Les opérateurs télécoms européens en ont assez et frappent du poing sur la table. Dans une lettre ouverte adressée aux régulateurs européens, les PDG de 13 d'entre eux veulent faire passer à la caisse - sans les nommer - les acteurs de la « bigtech ». Les investissements des acteurs télécoms n'ont jamais été aussi élevés depuis 6 ans, ayant atteint en 2020 pas moins de 52,5 milliards de dollars. Une somme colossale nécessaire pour mettre à niveau leurs infrastructures (matériels, logiciels, services...) afin d'assurer toujours plus de capacités et de bande passante pour des services plus volumineux et gourmands en ressources. De nombreuses technologies sous-tendent la montée en puissance des visioconférences, du streaming vidéo ou encore du jeu en ligne... Au premier rang desquels la 5G, la fibre, l'Open-RAN, les services data edge et le cloud...
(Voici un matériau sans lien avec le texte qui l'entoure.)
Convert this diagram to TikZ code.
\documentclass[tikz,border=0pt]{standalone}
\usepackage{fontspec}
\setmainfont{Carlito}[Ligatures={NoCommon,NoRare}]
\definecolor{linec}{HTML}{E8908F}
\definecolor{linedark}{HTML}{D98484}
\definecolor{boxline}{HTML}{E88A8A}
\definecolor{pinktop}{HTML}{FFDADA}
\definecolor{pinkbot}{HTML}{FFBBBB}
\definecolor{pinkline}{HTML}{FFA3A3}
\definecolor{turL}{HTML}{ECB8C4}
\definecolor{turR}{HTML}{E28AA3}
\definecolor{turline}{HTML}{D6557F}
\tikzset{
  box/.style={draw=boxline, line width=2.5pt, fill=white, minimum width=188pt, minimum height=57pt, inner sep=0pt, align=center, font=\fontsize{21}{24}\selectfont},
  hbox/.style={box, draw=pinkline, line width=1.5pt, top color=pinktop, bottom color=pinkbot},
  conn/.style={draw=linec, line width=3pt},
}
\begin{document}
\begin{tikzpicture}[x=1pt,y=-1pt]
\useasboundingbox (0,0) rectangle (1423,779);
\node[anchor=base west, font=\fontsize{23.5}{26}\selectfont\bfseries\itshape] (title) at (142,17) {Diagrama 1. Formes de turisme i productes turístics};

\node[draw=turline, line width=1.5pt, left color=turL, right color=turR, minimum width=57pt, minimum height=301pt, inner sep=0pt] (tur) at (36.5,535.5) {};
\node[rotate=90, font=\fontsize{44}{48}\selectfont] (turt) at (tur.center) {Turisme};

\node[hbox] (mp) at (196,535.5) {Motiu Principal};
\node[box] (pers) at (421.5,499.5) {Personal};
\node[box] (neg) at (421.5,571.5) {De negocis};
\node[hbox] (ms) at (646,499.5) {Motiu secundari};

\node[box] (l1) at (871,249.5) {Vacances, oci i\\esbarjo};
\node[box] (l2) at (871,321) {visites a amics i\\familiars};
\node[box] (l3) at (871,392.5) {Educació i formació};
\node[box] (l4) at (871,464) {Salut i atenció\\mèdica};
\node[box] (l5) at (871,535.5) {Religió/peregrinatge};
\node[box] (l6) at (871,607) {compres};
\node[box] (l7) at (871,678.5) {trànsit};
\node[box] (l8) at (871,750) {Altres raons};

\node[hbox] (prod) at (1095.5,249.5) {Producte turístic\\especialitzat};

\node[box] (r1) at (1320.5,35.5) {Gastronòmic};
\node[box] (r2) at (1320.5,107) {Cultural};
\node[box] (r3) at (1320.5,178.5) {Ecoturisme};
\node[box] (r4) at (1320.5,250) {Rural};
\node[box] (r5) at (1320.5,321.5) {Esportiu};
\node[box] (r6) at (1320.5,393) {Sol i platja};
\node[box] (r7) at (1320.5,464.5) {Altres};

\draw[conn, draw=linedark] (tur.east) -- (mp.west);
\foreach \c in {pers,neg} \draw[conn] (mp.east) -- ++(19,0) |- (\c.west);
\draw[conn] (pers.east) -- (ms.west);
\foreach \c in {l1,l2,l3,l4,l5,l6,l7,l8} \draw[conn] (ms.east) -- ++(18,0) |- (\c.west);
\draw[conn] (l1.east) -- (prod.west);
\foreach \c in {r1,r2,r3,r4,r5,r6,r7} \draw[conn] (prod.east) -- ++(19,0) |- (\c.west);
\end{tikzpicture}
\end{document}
Dans ce contexte, A1 Telekom Austria Group, Altice Portugal, BT Group, Deutsche Telekom, KPN, Orange, Proximus Group, Swisscom, Telenor Group, Vivacom, Telefónica, Telia Company et Vodafone Group sont à l'unisson et espèrent bien convaincre l'Europe de peser pour mettre les géants du numérique devant ce qu'ils estiment être leurs responsabilités. Selon Reuters, sont particulièrement visés : NetFlix, Google (YouTube) et Facebook. Mais d'autres pourraient très bien être aussi dans leur collimateur (Apple, AWS, Microsoft...).
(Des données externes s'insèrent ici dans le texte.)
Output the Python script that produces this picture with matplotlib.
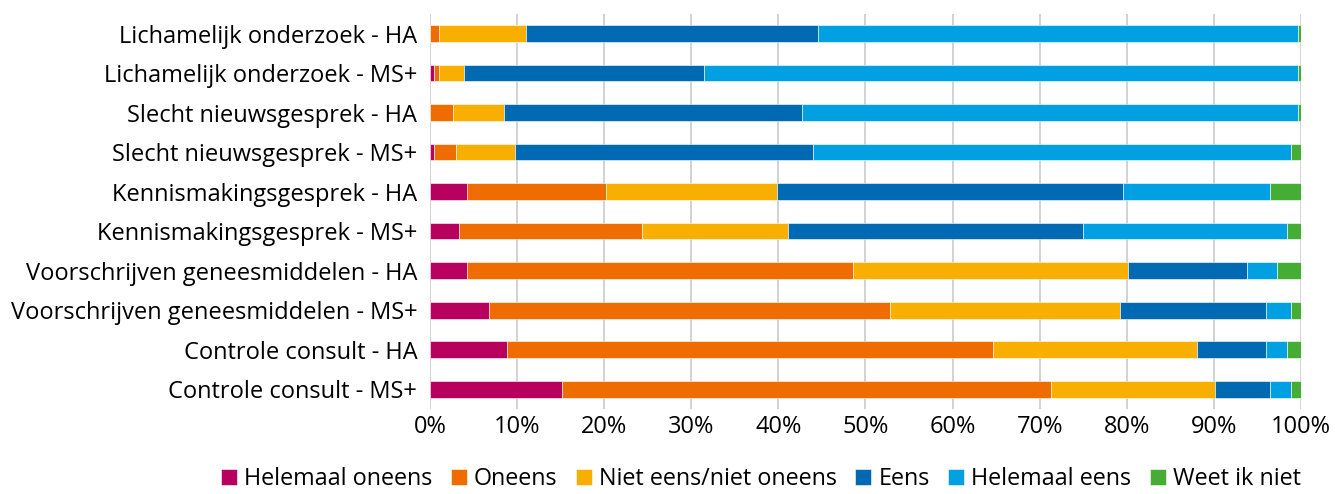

Une portée symbolique sans pouvoir de contrainte

Les opérateurs appellent à une « forte adhésion politique pour garantir que l'action réglementaire favorise l'investissement dans les réseaux Gigabit, ce qui nécessitera un investissement supplémentaire de 300 milliards d'euros », indiquent-ils à l'unisson. « La réglementation doit refléter pleinement les réalités du marché, aujourd'hui et à l'avenir. À savoir que les opérateurs télécoms sont en concurrence directe avec les services des grandes technologies, dans le contexte de marchés dynamiques ». Et de poursuivre : « Une part importante et croissante du trafic réseau est générée et monétisée par les grandes plateformes technologiques, mais cela nécessite un investissement et une planification continus et intensifs du réseau par le secteur des télécommunications. Ce modèle - qui permet aux citoyens de l'UE de profiter des fruits de la transformation numérique - ne peut être durable que si ces grandes plateformes technologiques contribuent également de manière équitable aux coûts du réseau ».

Rien ne dit que l'Europe répondra à l'appel des opérateurs télécoms européens contre les acteurs de la « bigtech ». Et encore moins que ces derniers acceptent de reverser une quelconque contribution (combien ? sur la base de quels critères ? sous quelle forme ?). Car à ce stade il ne s'agit pas d'une procédure formelle mais d'une simple lettre ouverte dont la portée relève davantage de l'ordre du symbole - certes puissant et inédit - que d'un réel pouvoir de contrainte.